_Exercise directions_:
In the listing that follows, retype every line from the first through the one containing "const TXT = '#222'". Pictures are to be left out.

_Data lines_:
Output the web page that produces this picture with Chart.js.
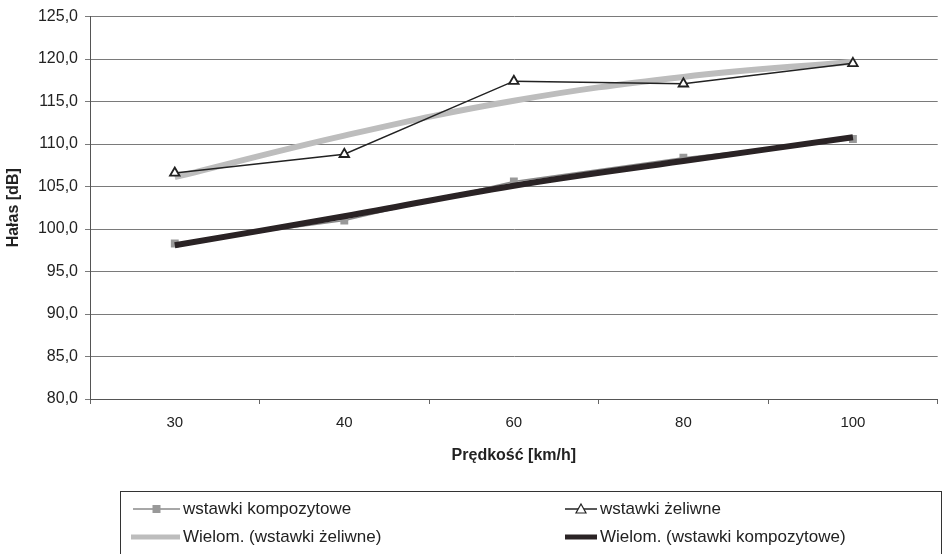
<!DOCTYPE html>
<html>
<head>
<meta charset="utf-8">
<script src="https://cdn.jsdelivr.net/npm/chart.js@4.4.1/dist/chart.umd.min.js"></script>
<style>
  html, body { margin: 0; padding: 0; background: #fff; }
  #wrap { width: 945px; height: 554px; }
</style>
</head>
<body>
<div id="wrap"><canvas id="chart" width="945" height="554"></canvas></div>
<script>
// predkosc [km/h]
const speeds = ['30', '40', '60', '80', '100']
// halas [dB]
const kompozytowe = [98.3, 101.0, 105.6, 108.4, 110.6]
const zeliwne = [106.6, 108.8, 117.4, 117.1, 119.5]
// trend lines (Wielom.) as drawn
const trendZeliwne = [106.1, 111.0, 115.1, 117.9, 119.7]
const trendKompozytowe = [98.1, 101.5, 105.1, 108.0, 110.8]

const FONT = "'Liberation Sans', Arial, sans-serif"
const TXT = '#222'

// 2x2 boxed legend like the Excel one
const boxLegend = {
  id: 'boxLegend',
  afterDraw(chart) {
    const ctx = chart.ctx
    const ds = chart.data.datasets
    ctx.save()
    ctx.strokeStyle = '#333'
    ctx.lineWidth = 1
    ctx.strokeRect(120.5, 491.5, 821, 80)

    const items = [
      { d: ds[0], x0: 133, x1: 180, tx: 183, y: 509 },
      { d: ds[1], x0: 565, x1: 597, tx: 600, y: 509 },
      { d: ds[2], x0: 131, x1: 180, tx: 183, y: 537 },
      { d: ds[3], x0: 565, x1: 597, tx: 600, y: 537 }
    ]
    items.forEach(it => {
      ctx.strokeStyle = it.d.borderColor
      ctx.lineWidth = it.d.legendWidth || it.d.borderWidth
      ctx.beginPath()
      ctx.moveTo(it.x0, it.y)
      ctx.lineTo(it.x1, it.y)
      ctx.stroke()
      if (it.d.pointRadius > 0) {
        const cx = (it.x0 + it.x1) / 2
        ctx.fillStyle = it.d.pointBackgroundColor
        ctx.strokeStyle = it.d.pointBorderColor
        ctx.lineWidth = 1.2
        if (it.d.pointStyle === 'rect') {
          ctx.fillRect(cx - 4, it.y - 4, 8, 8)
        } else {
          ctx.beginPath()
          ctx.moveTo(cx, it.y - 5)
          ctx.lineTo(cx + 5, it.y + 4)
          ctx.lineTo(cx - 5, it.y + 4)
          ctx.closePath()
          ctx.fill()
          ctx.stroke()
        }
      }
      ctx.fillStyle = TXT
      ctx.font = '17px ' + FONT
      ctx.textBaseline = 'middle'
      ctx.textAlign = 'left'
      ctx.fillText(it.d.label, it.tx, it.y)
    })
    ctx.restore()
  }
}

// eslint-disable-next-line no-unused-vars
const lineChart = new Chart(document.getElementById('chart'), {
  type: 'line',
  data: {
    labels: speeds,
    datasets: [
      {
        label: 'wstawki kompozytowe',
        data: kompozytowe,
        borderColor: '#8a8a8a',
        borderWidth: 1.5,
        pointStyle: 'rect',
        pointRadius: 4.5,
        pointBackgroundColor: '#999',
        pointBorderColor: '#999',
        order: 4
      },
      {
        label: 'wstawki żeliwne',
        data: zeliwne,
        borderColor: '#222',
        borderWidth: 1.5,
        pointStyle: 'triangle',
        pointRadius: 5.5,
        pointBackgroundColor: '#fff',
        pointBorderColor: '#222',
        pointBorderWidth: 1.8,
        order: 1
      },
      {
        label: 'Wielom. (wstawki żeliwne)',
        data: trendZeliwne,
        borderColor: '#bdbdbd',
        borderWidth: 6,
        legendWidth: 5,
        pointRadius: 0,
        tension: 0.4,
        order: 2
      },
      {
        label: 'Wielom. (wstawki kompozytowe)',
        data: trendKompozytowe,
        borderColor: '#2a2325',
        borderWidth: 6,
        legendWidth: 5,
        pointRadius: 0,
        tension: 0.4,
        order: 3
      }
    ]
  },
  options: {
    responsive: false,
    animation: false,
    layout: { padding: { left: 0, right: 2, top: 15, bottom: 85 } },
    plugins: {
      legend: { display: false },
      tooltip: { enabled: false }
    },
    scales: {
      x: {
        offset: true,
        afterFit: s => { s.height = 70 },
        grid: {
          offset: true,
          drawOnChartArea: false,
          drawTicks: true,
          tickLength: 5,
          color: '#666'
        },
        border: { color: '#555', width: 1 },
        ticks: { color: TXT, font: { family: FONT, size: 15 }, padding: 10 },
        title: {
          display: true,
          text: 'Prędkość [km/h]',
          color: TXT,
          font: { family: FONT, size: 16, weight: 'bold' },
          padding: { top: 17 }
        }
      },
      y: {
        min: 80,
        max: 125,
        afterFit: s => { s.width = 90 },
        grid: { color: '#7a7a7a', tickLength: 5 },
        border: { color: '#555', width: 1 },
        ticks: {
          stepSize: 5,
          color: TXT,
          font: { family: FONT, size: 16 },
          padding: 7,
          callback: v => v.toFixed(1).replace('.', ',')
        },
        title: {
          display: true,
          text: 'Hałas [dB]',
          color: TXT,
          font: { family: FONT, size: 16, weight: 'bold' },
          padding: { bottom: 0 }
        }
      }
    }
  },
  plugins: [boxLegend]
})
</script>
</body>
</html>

_Solution to this problem_:
Output the web page that produces this picture with Chart.js.
<!DOCTYPE html>
<html>
<head>
<meta charset="utf-8">
<script src="https://cdn.jsdelivr.net/npm/chart.js@4.4.1/dist/chart.umd.min.js"></script>
<style>
  html, body { margin: 0; padding: 0; background: #fff; }
  #wrap { width: 945px; height: 554px; }
</style>
</head>
<body>
<div id="wrap"><canvas id="chart" width="945" height="554"></canvas></div>
<script>
// predkosc [km/h]
const speeds = ['30', '40', '60', '80', '100']
// halas [dB]
const kompozytowe = [98.3, 101.0, 105.6, 108.4, 110.6]
const zeliwne = [106.6, 108.8, 117.4, 117.1, 119.5]
// trend lines (Wielom.) as drawn
const trendZeliwne = [106.1, 111.0, 115.1, 117.9, 119.7]
const trendKompozytowe = [98.1, 101.5, 105.1, 108.0, 110.8]

const FONT = "'Liberation Sans', Arial, sans-serif"
const TXT = '#222'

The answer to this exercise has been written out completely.